None of my friends did anything but plant a bulb. I am not sure whether they tested the soil to find the right spot or constructed pie charts of sunlight hours or rainfall. I get the impression that seeing the bulbs were rooting they just wanted to get them into the soil. I don’t get the impression either that they talked to the bulbs, sang them songs or danced about the spot where they were planted. They didn’t dig them up every so often to check on them. They left them alone, however many inches under the soil where they buried them. Whatever nature does to make things grow, nature did, and the tulips grew.

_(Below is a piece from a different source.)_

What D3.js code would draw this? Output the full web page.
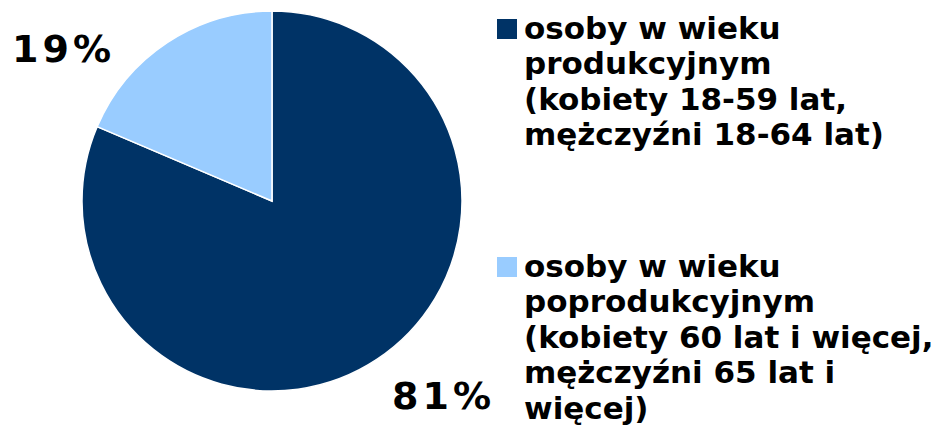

The tulips were never going to flourish in the paper bag I bought them in, although they did try. Their natural environment was the soil.

It seems to me that we spend a lot of time trying to work out what our natural environment is. And when we find it, oh how we grow and flower!


Tulips


Who is watching as you stand so tall?

Who takes note when your petals fall?

What if the gardener doesn’t stop to admire

Your blazing colours and your fragile attire?


You track the sun’s path across the blue sky

And bend as you listen to the soft wind’s sigh

Such beauty attracts and the bees clamour round

Seeking your heart where the sweet nectar’s found


The Maker who clothed you, takes note of each day

From the first tender shoot, till you wither away

As you dance in the sun, He takes such delight

Your worship to Him is a glorious sight.